For example, using nice_duration to check how long it's been since a datetime in early July of 2016 produced, "eleven sixty six days five hours one second."
If you just ask Mycroft that question, it kicks over to Wolfram, which produces the desired output. I realize that it's a nightmarish task trying to tackle days to years, given leap years and all, but I reckon it should at least move to hundreds: "eleven hundred sixty six days..." (or "one thousand one hundred sixty six days")
Thanks for reporting this :)
If anyone is keen to tackle it and wants to handle leap years, I used the following in the Date-Time Skill recently:
def is_leap_year(self, year):
return (year % 400 == 0) or ((year % 4 == 0) and (year % 100 != 0))
There's also the calendar.isleap
function in the standard library...
The humanize module might be something to look at as well...
>>> humanize.naturaldelta(timedelta(minutes=40, hours=360000))
'41 years'
If somebody _is_ going to refactor this function, it might be worth giving the thing resolution while they're in there.
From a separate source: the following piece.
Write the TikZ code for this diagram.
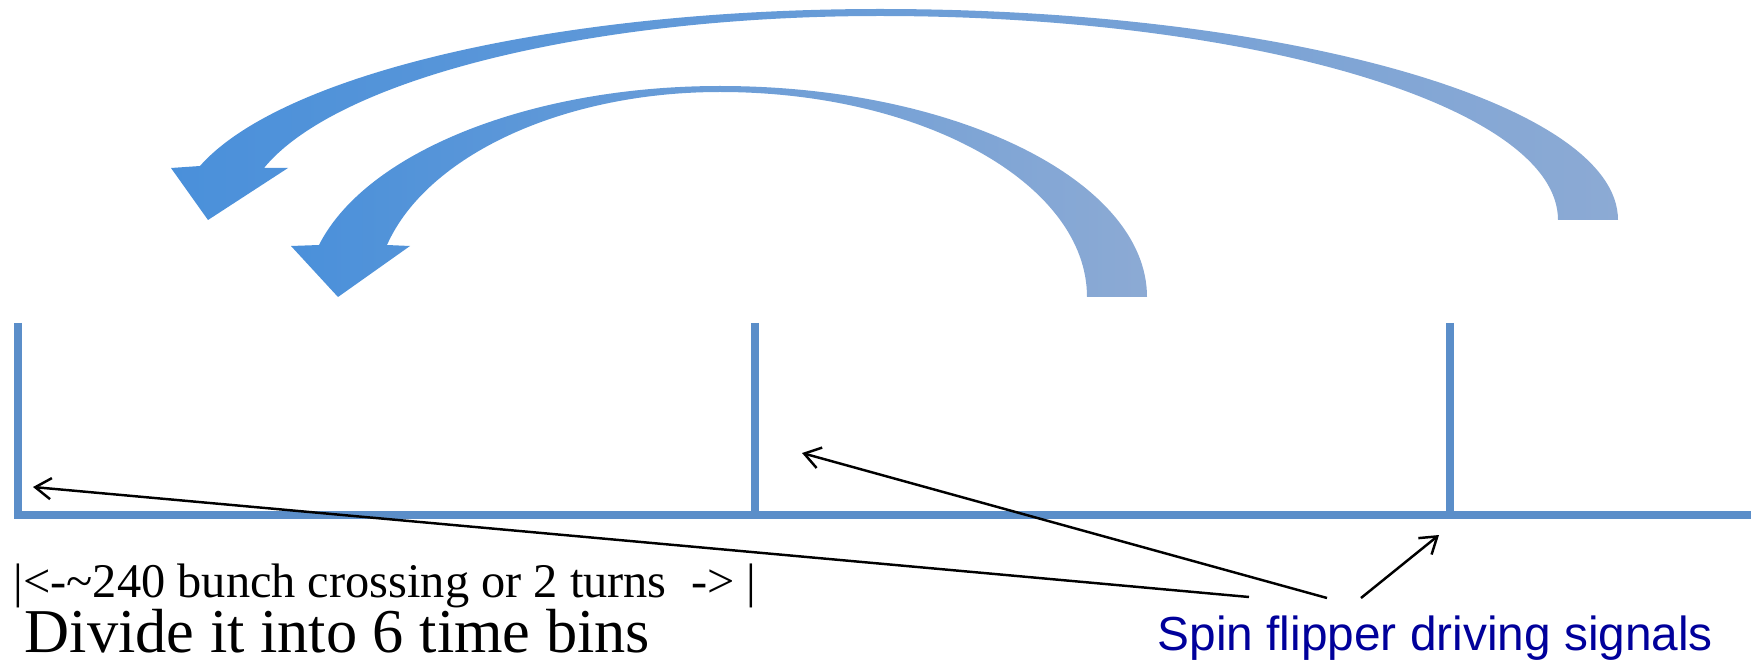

It's amusing and 100% in character for Mycroft to tell you how many seconds have passed since that day long ago, but coders might prefer to specify, nice_duration_years()
or nice_duration(dt1, dt2, <str>resolution)
Yeah I've been thinking about "resolution" for a number of these functions but don't want to make breaking changes. Seems like that could be less of an issue here if we only add an optional parameter and it still just returns a string, eg:
nice_duration(<int>seconds, <str>resolution)
Because I'm not coding this myself, I'll make a thousand suggestions!
If these functions do get resolution, perhaps years could operate over trimesters, or consider how many months or etc. make the difference between "about 2 years," "almost 2 years," "a little over 2 years," or just "2 years"
I just started fussing with this in the interpreter, and I don't think it'll be as hard as I thought. If nobody else has started yet, I'll do it after dinner.
Fix merged.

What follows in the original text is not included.